Found this paper titled A Survey of Collaborative Filtering Techniques from 2009. It is more recent than the previous survey paper I found and contains some useful references to the challenges with CF techniques.
One particular challenge with recommendation algorithms is to scale them to tens of millions of users and millions of items. Most research predating the Netflix Prize considers “large-scale” to be several orders of magnitude smaller than millions. Even the Netflix data is small in comparison to the datasets used at Google News or Amazon. Essentially O(n)
is too slow for those numbers.
Several techniques have been proposed to address the scalability issue. In particular:
- Doing matrix factorization once and updating it online (specifically Singular Value Decomposition) using projections.
- Using Hadoop MapReduce. While some algorithms can be parallelised and made to support MapReduce, it doesn’t solve the freshness of the data if it changes quickly. Something web data have a tendency of doing.
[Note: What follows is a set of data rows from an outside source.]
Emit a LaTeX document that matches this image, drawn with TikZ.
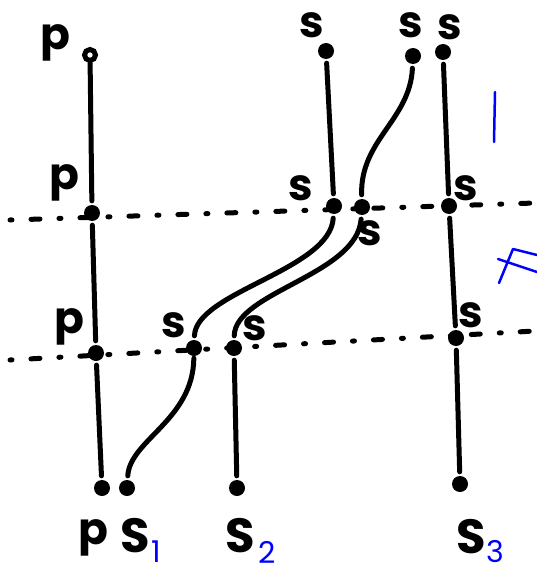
\documentclass[tikz,border=0pt]{standalone}
\usepackage{fontspec}
\setmainfont{Poppins}
\newfontfamily\hand{Poppins}
\begin{document}
\begin{tikzpicture}[x=1pt,y=-1pt,
  dotn/.style={circle,fill=black,inner sep=0pt,minimum size=16pt},
  ringn/.style={circle,draw=black,fill=white,line width=5pt,inner sep=0pt,minimum size=11pt},
  wire/.style={line width=5pt,line cap=round,shorten <=4pt,shorten >=4pt},
  cut/.style={line width=5pt,line cap=round,dash pattern=on 2pt off 19pt on 9pt off 19pt},
  lbl/.style={inner sep=0pt,font=\hand\bfseries\fontsize{44}{44}\selectfont},
  big/.style={inner sep=0pt,font=\hand\bfseries\fontsize{48}{48}\selectfont},
  sub/.style={inner sep=0pt,text=blue,font=\hand\fontsize{30}{30}\selectfont},
  bluemark/.style={draw=blue,line width=2.5pt,line cap=round,line join=round}]
\useasboundingbox (0,0) rectangle (537,575);
% dashed cuts
\coordinate (L1a) at (10,220); \coordinate (L1b) at (535,203);
\coordinate (L2a) at (10,360); \coordinate (L2b) at (535,331);
\draw[cut] (L1a) -- (L1b);
\draw[cut] (L2a) -- (L2b);
% dots
\node[ringn] (p0) at (90,55) {};
\node[dotn] (p1) at (92,213) {};
\node[dotn] (p2) at (96,353) {};
\node[dotn] (p3) at (102,488) {};
\node[dotn] (t1) at (326,51) {};
\node[dotn] (t2) at (413,56) {};
\node[dotn] (t3) at (443,52) {};
\node[dotn] (a1) at (334,206) {};
\node[dotn] (a2) at (362,207) {};
\node[dotn] (c1) at (449,206) {};
\node[dotn] (b1) at (194,348) {};
\node[dotn] (b2) at (234,348) {};
\node[dotn] (c2) at (456,338) {};
\node[dotn] (e1) at (127,488) {};
\node[dotn] (e2) at (237,488) {};
\node[dotn] (c3) at (460,484) {};
% wires
\draw[wire,shorten <=0pt] (p0) -- (p1);
\draw[wire] (p1) -- (p2);
\draw[wire] (p2) -- (p3);
\draw[wire] (t1) -- (a1);
\draw[wire] (t2) .. controls (410,120) and (360,140) .. (a2);
\draw[wire] (a1) .. controls (330,270) and (196,292) .. (b1);
\draw[wire] (a2) .. controls (357,275) and (235,292) .. (b2);
\draw[wire,shorten <=2pt] (b1) .. controls (193,420) and (130,440) .. (e1);
\draw[wire] (b2) -- (e2);
\draw[wire] (t3) -- (c1);
\draw[wire] (c1) -- (c2);
\draw[wire] (c2) -- (c3);
% labels
\node[lbl] (lp0) at (55,43) {p};
\node[lbl] (lp1) at (64,183) {p};
\node[lbl] (lp2) at (69,327) {p};
\node[lbl] (ls1) at (312,25) {s};
\node[lbl] (ls2) at (411,25) {s};
\node[lbl] (ls3) at (450,27) {s};
\node[lbl] (la1) at (301,188) {s};
\node[lbl] (la2) at (370,233) {s};
\node[lbl] (lc1) at (466,188) {s};
\node[lbl] (lb1) at (174,325) {s};
\node[lbl] (lb2) at (255,328) {s};
\node[lbl] (lc2) at (471,315) {s};
\node[lbl] (lp3) at (93,538) {p};
\node[big] (S1) at (135,536) {S};
\node[big] (S2) at (240,536) {S};
\node[big] (S3) at (471,537) {S};
\node[sub] (n1) at (156,552) {1};
\node[sub] (n2) at (267,552) {2};
\node[sub] (n3) at (495,552) {3};
% blue marks
\coordinate (m1) at (495,92); \coordinate (m2) at (494,142);
\draw[bluemark] (m1) -- (m2);
\coordinate (f1) at (499,283); \coordinate (f2) at (513,249); \coordinate (f3) at (537,255);
\coordinate (f4) at (498,259); \coordinate (f5) at (537,272);
\draw[bluemark] (f1) -- (f2) -- (f3);
\draw[bluemark] (f4) -- (f5);
\end{tikzpicture}
\end{document}
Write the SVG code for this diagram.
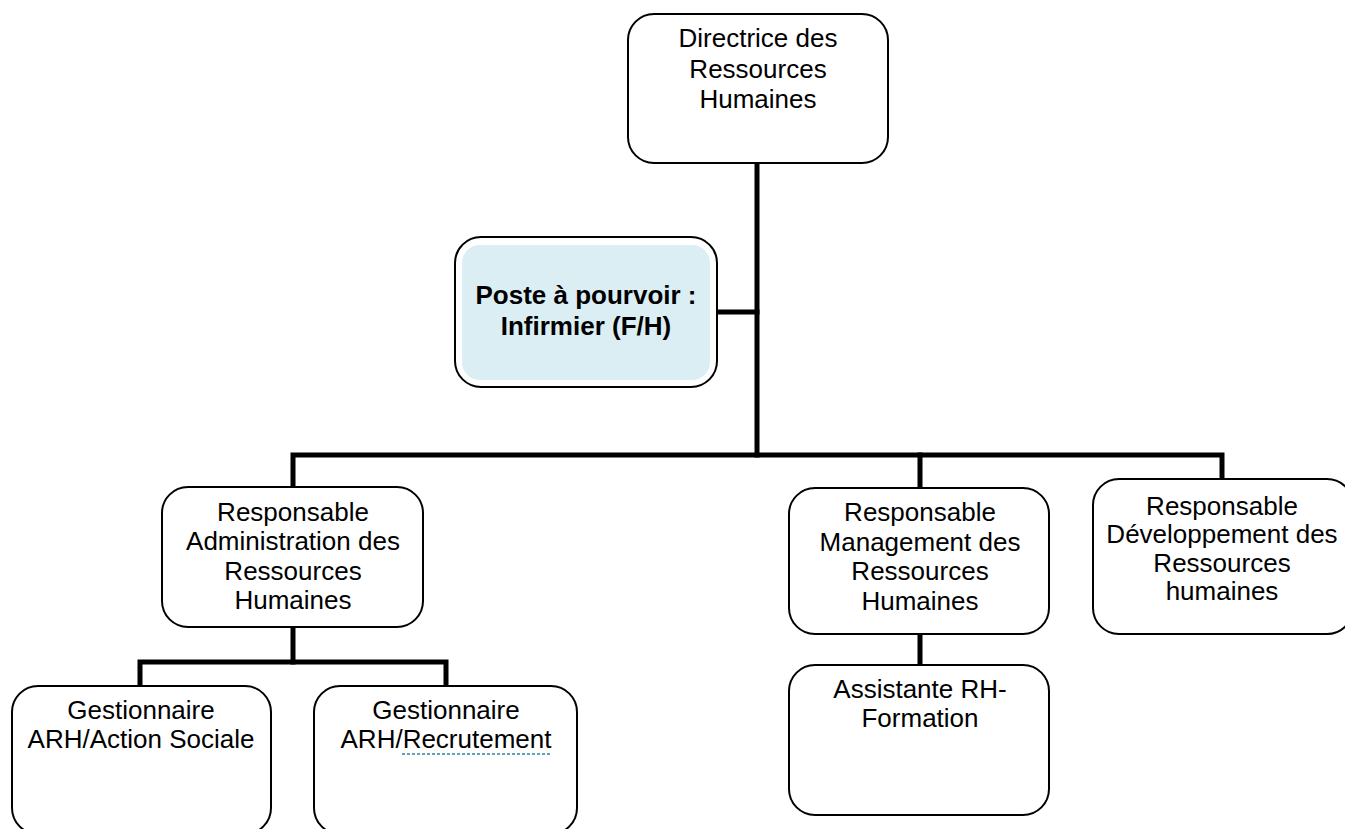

- Intermediate approaches have also been proposed. For example, instead of computing the top K recommendations on the entire user database, the users are first clustered (as in Google News), and recommendations are calculated on the fly using these smaller clusters.
- The above paper mentions Pearson correlation (memory based algorithm) as a viable alternative to scale. I’m not convinced, however. If the data is too large to store in memory it will be too slow as reads have to be made from disk instead.
I haven’t read the entire survey, but it seems to be covering quite a few of the collaborative filtering techniques that I’ve seen mentioned in several other papers.